A perseguição contra artistas continua
O caso mais recente é o do organizador da Roda Cultural da Central, o rapper Rodrigo GTA, que está preso injustamente desde 2018 por desacato à autoridade, segundo policiais. O fato é que a perseguição contra os artistas citados acontece justamente por fazerem parte das camadas sociais mais pobres e pelo fato de sua arte naturalmente atacar diretamente as elites do país.
Contudo, o papel que muitos MC’s e rodas culturais hoje em dia cumprem é muito singular nos espaços comuns dos negros e na periferia: exercem um papel de atuar nas consciências com sua arte. Quando Angela Davis evoca que “a estética burguesa buscou situar a arte em uma esfera transcendente, além da ideologia, além das realidades socioeconômicas e, certamente, além da luta de classes”, é possível pensar prontamente no inverso, ou seja, numa arte contemporânea, a música rap, que tensiona constantemente o tecido social questionando a ordem estabelecida e o descaso do Estado burguês e dos aparatos repressivos para com o povo pobre, em sua maioria negro.
A arte de resistência ocupa um espaço negligenciado pelo poder público e por parte de uma esquerda que abandonou o povo que está entregue à violência cometida por esse mesmo Estado, não só com repressão policial, mas com falta de acesso ao saneamento básico, a cidade e ao lazer. O rap cumpre esse papel não só de denúncia, mas também proposição e alternativa, através das rodas culturais que acontecem em sua maioria sem nenhum patrocínio ou incentivo do governo. Essas rodas trazem o lazer, o debate político de pertencimento e perspectiva de vida para jovens moradores das periferias que diariamente sofrem com a falta de acesso à educação e ao emprego.

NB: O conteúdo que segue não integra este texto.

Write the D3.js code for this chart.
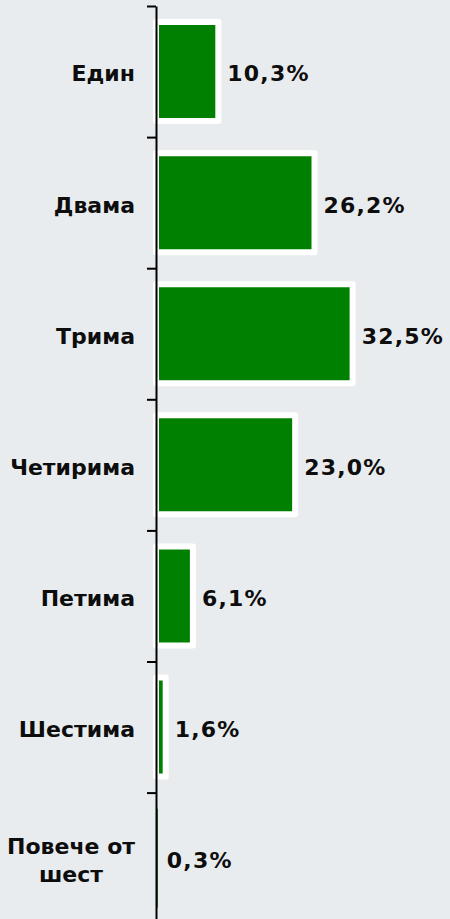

Por isso, o movimento Hip-Hop como um todo se soma como um importante aliado dos movimentos sociais de reivindicação popular por mais saúde, moradia e principalmente contra o genocídio da população negra; mobiliza e conscientiza a juventude pobre e, o mais importante, constrói demonstrações de poder popular em praças e ruas espalhadas pelo país, acendendo a chama da indignação e necessidade de organização do povo pobre para que, enfim, destruamos o sistema capitalista, que segue seu curso natural de exterminar nosso povo.